**Prompt:** Extract the data exactly, missing nothing.

**Provided data:**
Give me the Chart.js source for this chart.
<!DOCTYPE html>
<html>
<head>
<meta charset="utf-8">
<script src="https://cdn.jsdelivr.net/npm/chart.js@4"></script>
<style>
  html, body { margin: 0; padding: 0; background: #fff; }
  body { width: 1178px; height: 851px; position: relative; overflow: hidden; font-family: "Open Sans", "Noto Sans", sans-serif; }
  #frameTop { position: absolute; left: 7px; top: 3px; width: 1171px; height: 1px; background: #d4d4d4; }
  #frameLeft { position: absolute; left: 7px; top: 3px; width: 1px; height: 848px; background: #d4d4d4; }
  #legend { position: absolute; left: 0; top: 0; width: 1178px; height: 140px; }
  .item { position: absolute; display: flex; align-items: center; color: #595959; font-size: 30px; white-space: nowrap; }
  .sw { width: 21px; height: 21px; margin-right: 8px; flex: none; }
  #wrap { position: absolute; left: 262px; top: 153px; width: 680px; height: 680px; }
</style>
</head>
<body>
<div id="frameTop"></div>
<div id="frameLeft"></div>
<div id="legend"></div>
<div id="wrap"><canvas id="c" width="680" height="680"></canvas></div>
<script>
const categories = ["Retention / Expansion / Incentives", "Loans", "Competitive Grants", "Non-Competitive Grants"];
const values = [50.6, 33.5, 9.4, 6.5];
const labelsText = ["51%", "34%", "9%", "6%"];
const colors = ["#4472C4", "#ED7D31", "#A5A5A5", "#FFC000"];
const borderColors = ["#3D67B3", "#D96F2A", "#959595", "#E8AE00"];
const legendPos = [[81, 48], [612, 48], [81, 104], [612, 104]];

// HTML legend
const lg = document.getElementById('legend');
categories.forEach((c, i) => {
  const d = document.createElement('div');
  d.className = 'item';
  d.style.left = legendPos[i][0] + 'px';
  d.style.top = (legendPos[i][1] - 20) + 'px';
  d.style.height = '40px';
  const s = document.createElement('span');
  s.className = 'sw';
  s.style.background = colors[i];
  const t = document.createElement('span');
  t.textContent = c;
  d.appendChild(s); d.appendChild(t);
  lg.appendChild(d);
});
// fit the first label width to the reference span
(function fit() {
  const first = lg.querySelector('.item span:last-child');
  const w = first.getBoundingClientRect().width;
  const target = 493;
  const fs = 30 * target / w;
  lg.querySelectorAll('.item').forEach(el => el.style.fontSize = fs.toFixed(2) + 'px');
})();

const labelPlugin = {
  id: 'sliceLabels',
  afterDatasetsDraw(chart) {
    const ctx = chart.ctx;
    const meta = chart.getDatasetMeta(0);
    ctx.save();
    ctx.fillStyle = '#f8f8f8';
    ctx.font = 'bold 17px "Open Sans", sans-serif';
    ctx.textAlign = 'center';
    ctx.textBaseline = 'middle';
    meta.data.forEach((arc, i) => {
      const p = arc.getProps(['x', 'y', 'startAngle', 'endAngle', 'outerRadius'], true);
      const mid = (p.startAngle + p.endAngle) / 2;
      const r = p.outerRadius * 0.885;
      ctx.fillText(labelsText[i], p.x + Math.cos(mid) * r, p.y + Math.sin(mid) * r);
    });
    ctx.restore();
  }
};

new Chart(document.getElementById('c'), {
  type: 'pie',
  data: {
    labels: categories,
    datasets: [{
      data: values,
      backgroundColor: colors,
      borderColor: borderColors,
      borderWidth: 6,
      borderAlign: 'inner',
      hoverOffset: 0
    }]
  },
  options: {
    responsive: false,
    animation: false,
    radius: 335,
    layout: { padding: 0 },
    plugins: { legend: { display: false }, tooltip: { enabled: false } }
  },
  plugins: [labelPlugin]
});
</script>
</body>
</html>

**Exercise output:**
Give me the Chart.js source for this chart.
<!DOCTYPE html>
<html>
<head>
<meta charset="utf-8">
<script src="https://cdn.jsdelivr.net/npm/chart.js@4"></script>
<style>
  html, body { margin: 0; padding: 0; background: #fff; }
  body { width: 1178px; height: 851px; position: relative; overflow: hidden; font-family: "Open Sans", "Noto Sans", sans-serif; }
  #frameTop { position: absolute; left: 7px; top: 3px; width: 1171px; height: 1px; background: #d4d4d4; }
  #frameLeft { position: absolute; left: 7px; top: 3px; width: 1px; height: 848px; background: #d4d4d4; }
  #legend { position: absolute; left: 0; top: 0; width: 1178px; height: 140px; }
  .item { position: absolute; display: flex; align-items: center; color: #595959; font-size: 30px; white-space: nowrap; }
  .sw { width: 21px; height: 21px; margin-right: 8px; flex: none; }
  #wrap { position: absolute; left: 262px; top: 153px; width: 680px; height: 680px; }
</style>
</head>
<body>
<div id="frameTop"></div>
<div id="frameLeft"></div>
<div id="legend"></div>
<div id="wrap"><canvas id="c" width="680" height="680"></canvas></div>
<script>
const categories = ["Retention / Expansion / Incentives", "Loans", "Competitive Grants", "Non-Competitive Grants"];
const values = [50.6, 33.5, 9.4, 6.5];
const labelsText = ["51%", "34%", "9%", "6%"];
const colors = ["#4472C4", "#ED7D31", "#A5A5A5", "#FFC000"];
const borderColors = ["#3D67B3", "#D96F2A", "#959595", "#E8AE00"];
const legendPos = [[81, 48], [612, 48], [81, 104], [612, 104]];

// HTML legend
const lg = document.getElementById('legend');
categories.forEach((c, i) => {
  const d = document.createElement('div');
  d.className = 'item';
  d.style.left = legendPos[i][0] + 'px';
  d.style.top = (legendPos[i][1] - 20) + 'px';
  d.style.height = '40px';
  const s = document.createElement('span');
  s.className = 'sw';
  s.style.background = colors[i];
  const t = document.createElement('span');
  t.textContent = c;
  d.appendChild(s); d.appendChild(t);
  lg.appendChild(d);
});
// fit the first label width to the reference span
(function fit() {
  const first = lg.querySelector('.item span:last-child');
  const w = first.getBoundingClientRect().width;
  const target = 493;
  const fs = 30 * target / w;
  lg.querySelectorAll('.item').forEach(el => el.style.fontSize = fs.toFixed(2) + 'px');
})();

const labelPlugin = {
  id: 'sliceLabels',
  afterDatasetsDraw(chart) {
    const ctx = chart.ctx;
    const meta = chart.getDatasetMeta(0);
    ctx.save();
    ctx.fillStyle = '#f8f8f8';
    ctx.font = 'bold 17px "Open Sans", sans-serif';
    ctx.textAlign = 'center';
    ctx.textBaseline = 'middle';
    meta.data.forEach((arc, i) => {
      const p = arc.getProps(['x', 'y', 'startAngle', 'endAngle', 'outerRadius'], true);
      const mid = (p.startAngle + p.endAngle) / 2;
      const r = p.outerRadius * 0.885;
      ctx.fillText(labelsText[i], p.x + Math.cos(mid) * r, p.y + Math.sin(mid) * r);
    });
    ctx.restore();
  }
};

new Chart(document.getElementById('c'), {
  type: 'pie',
  data: {
    labels: categories,
    datasets: [{
      data: values,
      backgroundColor: colors,
      borderColor: borderColors,
      borderWidth: 6,
      borderAlign: 'inner',
      hoverOffset: 0
    }]
  },
  options: {
    responsive: false,
    animation: false,
    radius: 335,
    layout: { padding: 0 },
    plugins: { legend: { display: false }, tooltip: { enabled: false } }
  },
  plugins: [labelPlugin]
});
</script>
</body>
</html>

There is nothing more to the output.